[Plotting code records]
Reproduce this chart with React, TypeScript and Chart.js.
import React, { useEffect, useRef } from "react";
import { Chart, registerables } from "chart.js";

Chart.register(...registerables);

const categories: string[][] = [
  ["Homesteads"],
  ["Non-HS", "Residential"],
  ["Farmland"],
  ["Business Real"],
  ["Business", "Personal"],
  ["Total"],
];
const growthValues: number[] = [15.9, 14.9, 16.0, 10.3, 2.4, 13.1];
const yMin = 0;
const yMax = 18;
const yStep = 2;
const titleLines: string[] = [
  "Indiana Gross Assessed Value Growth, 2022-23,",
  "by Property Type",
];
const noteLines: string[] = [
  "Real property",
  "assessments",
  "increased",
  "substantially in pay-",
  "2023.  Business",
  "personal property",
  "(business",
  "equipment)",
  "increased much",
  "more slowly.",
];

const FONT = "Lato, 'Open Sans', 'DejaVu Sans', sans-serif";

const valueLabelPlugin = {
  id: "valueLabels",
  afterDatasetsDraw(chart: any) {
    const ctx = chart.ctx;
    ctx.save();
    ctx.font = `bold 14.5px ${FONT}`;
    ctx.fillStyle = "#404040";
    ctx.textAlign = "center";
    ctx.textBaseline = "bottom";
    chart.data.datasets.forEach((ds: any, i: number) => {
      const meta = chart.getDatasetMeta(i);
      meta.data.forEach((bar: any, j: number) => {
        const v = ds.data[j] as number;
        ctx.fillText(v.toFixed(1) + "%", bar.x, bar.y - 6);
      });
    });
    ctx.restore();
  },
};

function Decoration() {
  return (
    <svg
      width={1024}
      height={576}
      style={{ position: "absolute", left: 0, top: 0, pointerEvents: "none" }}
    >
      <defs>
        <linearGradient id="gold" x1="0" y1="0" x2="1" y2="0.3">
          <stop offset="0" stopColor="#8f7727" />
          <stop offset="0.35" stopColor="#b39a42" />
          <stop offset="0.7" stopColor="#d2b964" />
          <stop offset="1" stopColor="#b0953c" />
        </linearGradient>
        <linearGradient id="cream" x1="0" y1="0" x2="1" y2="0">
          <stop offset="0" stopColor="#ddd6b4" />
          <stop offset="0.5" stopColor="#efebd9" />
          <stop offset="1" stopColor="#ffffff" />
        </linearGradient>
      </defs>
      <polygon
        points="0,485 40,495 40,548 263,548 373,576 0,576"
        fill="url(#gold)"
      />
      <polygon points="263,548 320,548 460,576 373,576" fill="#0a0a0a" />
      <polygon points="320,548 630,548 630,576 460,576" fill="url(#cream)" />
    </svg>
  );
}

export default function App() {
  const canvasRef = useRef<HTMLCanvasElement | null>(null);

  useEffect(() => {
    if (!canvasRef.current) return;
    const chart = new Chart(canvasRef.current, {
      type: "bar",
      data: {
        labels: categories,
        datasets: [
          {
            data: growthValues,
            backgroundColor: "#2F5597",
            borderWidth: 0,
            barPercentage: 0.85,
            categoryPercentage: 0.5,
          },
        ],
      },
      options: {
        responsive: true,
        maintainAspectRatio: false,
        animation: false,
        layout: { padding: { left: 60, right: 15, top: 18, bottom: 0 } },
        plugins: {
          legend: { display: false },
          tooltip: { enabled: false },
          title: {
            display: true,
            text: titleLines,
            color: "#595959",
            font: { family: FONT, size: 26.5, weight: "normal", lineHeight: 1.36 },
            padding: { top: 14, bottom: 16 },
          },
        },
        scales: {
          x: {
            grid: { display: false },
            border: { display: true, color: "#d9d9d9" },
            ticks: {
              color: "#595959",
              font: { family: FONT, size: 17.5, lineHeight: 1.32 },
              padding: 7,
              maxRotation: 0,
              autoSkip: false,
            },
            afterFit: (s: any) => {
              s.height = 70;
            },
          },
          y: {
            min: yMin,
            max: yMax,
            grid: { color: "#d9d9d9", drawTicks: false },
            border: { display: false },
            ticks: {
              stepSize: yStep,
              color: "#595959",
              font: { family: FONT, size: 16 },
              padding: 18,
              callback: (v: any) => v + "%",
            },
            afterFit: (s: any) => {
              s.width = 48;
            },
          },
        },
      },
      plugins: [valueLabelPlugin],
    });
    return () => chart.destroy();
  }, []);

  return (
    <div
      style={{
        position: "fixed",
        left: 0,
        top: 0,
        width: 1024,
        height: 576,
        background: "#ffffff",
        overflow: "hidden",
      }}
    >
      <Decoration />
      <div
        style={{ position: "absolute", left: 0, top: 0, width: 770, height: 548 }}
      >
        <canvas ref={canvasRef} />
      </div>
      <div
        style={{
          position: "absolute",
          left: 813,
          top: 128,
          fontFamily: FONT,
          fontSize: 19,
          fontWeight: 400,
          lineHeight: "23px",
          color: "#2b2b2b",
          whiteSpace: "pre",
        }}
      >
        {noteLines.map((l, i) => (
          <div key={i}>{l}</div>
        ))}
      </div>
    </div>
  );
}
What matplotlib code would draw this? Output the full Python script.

→ Given task
All the data must be duplicated exactly, with nothing added or removed.

→ Correct result
Reproduce this chart with React, TypeScript and Chart.js.
import React, { useEffect, useRef } from "react";
import { Chart, registerables } from "chart.js";

Chart.register(...registerables);

const categories: string[][] = [
  ["Homesteads"],
  ["Non-HS", "Residential"],
  ["Farmland"],
  ["Business Real"],
  ["Business", "Personal"],
  ["Total"],
];
const growthValues: number[] = [15.9, 14.9, 16.0, 10.3, 2.4, 13.1];
const yMin = 0;
const yMax = 18;
const yStep = 2;
const titleLines: string[] = [
  "Indiana Gross Assessed Value Growth, 2022-23,",
  "by Property Type",
];
const noteLines: string[] = [
  "Real property",
  "assessments",
  "increased",
  "substantially in pay-",
  "2023.  Business",
  "personal property",
  "(business",
  "equipment)",
  "increased much",
  "more slowly.",
];

const FONT = "Lato, 'Open Sans', 'DejaVu Sans', sans-serif";

const valueLabelPlugin = {
  id: "valueLabels",
  afterDatasetsDraw(chart: any) {
    const ctx = chart.ctx;
    ctx.save();
    ctx.font = `bold 14.5px ${FONT}`;
    ctx.fillStyle = "#404040";
    ctx.textAlign = "center";
    ctx.textBaseline = "bottom";
    chart.data.datasets.forEach((ds: any, i: number) => {
      const meta = chart.getDatasetMeta(i);
      meta.data.forEach((bar: any, j: number) => {
        const v = ds.data[j] as number;
        ctx.fillText(v.toFixed(1) + "%", bar.x, bar.y - 6);
      });
    });
    ctx.restore();
  },
};

function Decoration() {
  return (
    <svg
      width={1024}
      height={576}
      style={{ position: "absolute", left: 0, top: 0, pointerEvents: "none" }}
    >
      <defs>
        <linearGradient id="gold" x1="0" y1="0" x2="1" y2="0.3">
          <stop offset="0" stopColor="#8f7727" />
          <stop offset="0.35" stopColor="#b39a42" />
          <stop offset="0.7" stopColor="#d2b964" />
          <stop offset="1" stopColor="#b0953c" />
        </linearGradient>
        <linearGradient id="cream" x1="0" y1="0" x2="1" y2="0">
          <stop offset="0" stopColor="#ddd6b4" />
          <stop offset="0.5" stopColor="#efebd9" />
          <stop offset="1" stopColor="#ffffff" />
        </linearGradient>
      </defs>
      <polygon
        points="0,485 40,495 40,548 263,548 373,576 0,576"
        fill="url(#gold)"
      />
      <polygon points="263,548 320,548 460,576 373,576" fill="#0a0a0a" />
      <polygon points="320,548 630,548 630,576 460,576" fill="url(#cream)" />
    </svg>
  );
}

export default function App() {
  const canvasRef = useRef<HTMLCanvasElement | null>(null);

  useEffect(() => {
    if (!canvasRef.current) return;
    const chart = new Chart(canvasRef.current, {
      type: "bar",
      data: {
        labels: categories,
        datasets: [
          {
            data: growthValues,
            backgroundColor: "#2F5597",
            borderWidth: 0,
            barPercentage: 0.85,
            categoryPercentage: 0.5,
          },
        ],
      },
      options: {
        responsive: true,
        maintainAspectRatio: false,
        animation: false,
        layout: { padding: { left: 60, right: 15, top: 18, bottom: 0 } },
        plugins: {
          legend: { display: false },
          tooltip: { enabled: false },
          title: {
            display: true,
            text: titleLines,
            color: "#595959",
            font: { family: FONT, size: 26.5, weight: "normal", lineHeight: 1.36 },
            padding: { top: 14, bottom: 16 },
          },
        },
        scales: {
          x: {
            grid: { display: false },
            border: { display: true, color: "#d9d9d9" },
            ticks: {
              color: "#595959",
              font: { family: FONT, size: 17.5, lineHeight: 1.32 },
              padding: 7,
              maxRotation: 0,
              autoSkip: false,
            },
            afterFit: (s: any) => {
              s.height = 70;
            },
          },
          y: {
            min: yMin,
            max: yMax,
            grid: { color: "#d9d9d9", drawTicks: false },
            border: { display: false },
            ticks: {
              stepSize: yStep,
              color: "#595959",
              font: { family: FONT, size: 16 },
              padding: 18,
              callback: (v: any) => v + "%",
            },
            afterFit: (s: any) => {
              s.width = 48;
            },
          },
        },
      },
      plugins: [valueLabelPlugin],
    });
    return () => chart.destroy();
  }, []);

  return (
    <div
      style={{
        position: "fixed",
        left: 0,
        top: 0,
        width: 1024,
        height: 576,
        background: "#ffffff",
        overflow: "hidden",
      }}
    >
      <Decoration />
      <div
        style={{ position: "absolute", left: 0, top: 0, width: 770, height: 548 }}
      >
        <canvas ref={canvasRef} />
      </div>
      <div
        style={{
          position: "absolute",
          left: 813,
          top: 128,
          fontFamily: FONT,
          fontSize: 19,
          fontWeight: 400,
          lineHeight: "23px",
          color: "#2b2b2b",
          whiteSpace: "pre",
        }}
      >
        {noteLines.map((l, i) => (
          <div key={i}>{l}</div>
        ))}
      </div>
    </div>
  );
}
What matplotlib code would draw this? Output the full Python script.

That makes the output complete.